I go against the rules a bit, as I do with gardening inasmuch that I can't stand jam and marmalade that's too sweet so I use a lot less sugar... 2 lbs fruit to 1 lb sugar, bit more for marmalade but not much as I use Navel oranges not Seville - I also add whiskey to that... I find I have to boil it longer to reach setting point... sometimes 30--40 minutes...by which it will have reduced quite a bit...
juice of lemon like everyone else... I skim off bits of scum but don't worry too much, I'm not making it for show... I also prefer the taste and colour of organic sugar.. or golden caster... I no longer use white sugar.... just a personal preference...
the worst part with marmalade is preparing the peel...
happy jam making,... it's quite interesting to do, if you have the time...and learn how we can adjust things to our own taste...
..sorry Alan I realise none of this answers your question... no I've not used a jam maker... why not try it manually first and see how you get on...?
Find a good recipe book. I use an old Good Housekeeping book. Some fruit such as raspberry and blackcurrant, has enough of its own pectin and acidity so you only need fruit and equal weight sugar. Strawberries usually need lemon juice and pectin.
I make my own chutneys but not tried jam yet. Picked 2lb of strawberries at the weekend and a kind friend has offered to make the jam for me (in exchange for some pots of the stuff). Apparently she makes hers in the microwave - has anyone else tried this?
I was given an old WI book of jams and chutneys, got some really interesting combinations in it. Looking forward to quince, as i was given a tree this year.
Never tried doing jam in the microwave though.
Nigella Lawson includes an electric jam maker in her Hall of Shame list of gadgets that have turned out to be unused/ useless.
my first bread-maker had a jam setting. would have made about 3lbs. never tried it
you can make small batches of strawberry jam ina microwave oven.

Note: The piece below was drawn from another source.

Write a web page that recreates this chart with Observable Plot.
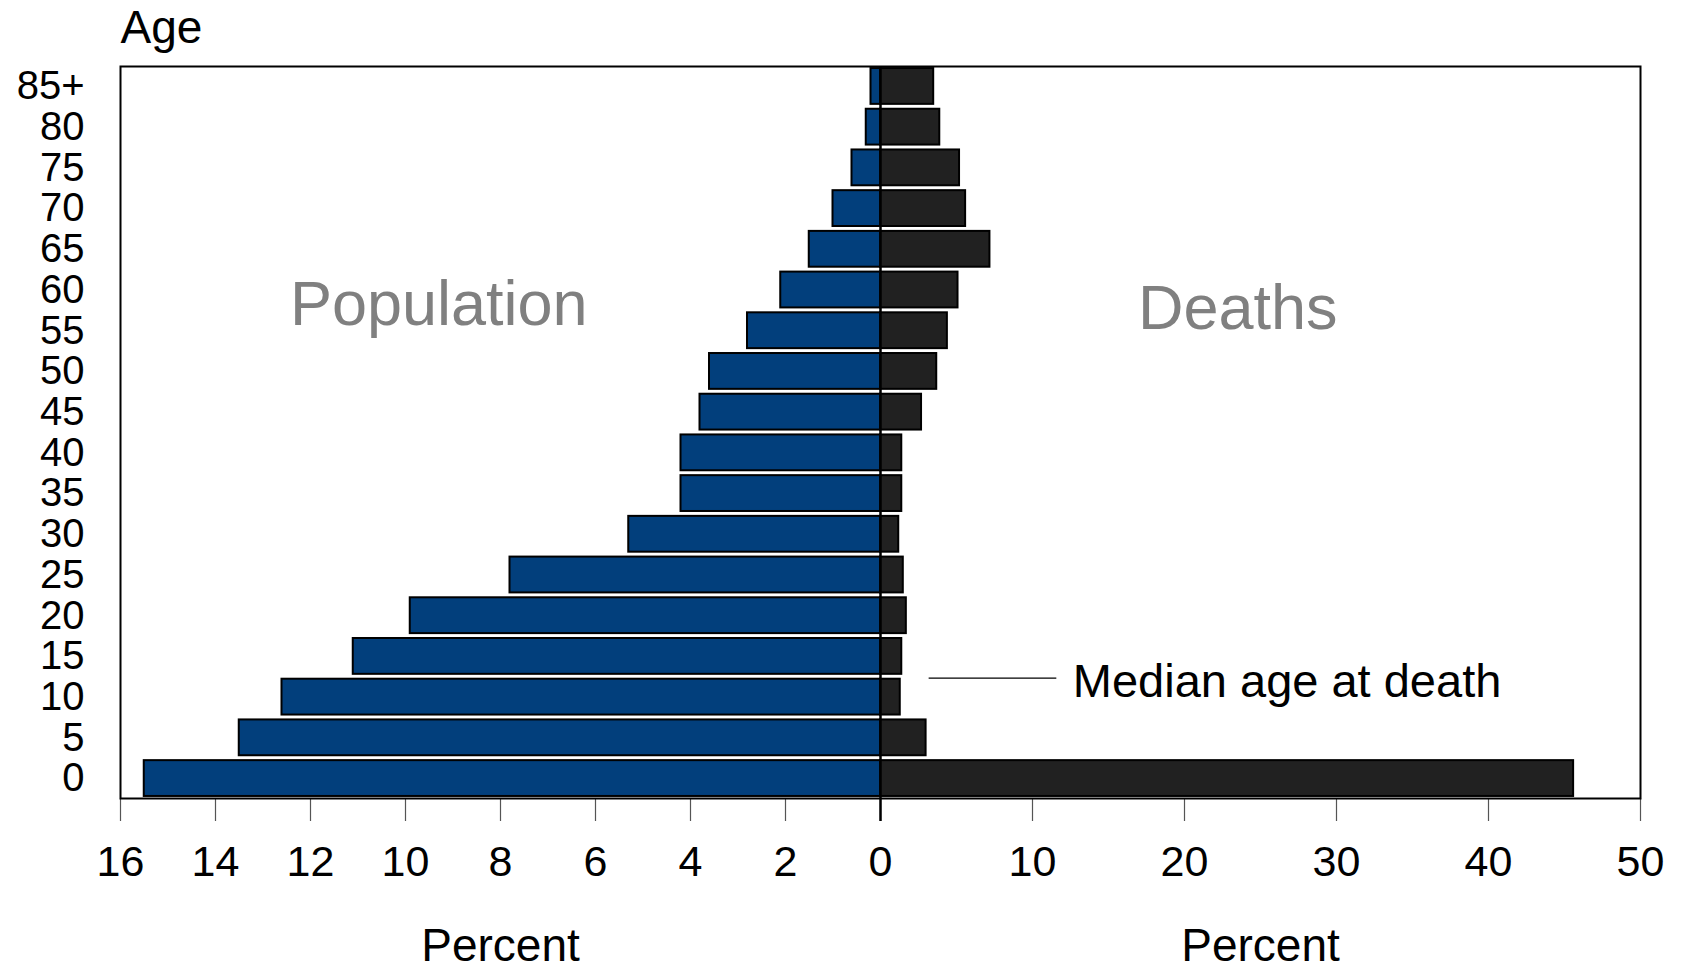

Strawbs into a large bowl, high power untill soft, quick bash with a potato masher, add equal weight of sugar and stir till dissolved, then nuke on high until it tries to climb out of the bowl, test on cold plate and into a jar. I don't worry about sterilising jaars as I only make small batches and eat it long before it can go off.
Yup my bread maker has a jam setting too. Never tried it though.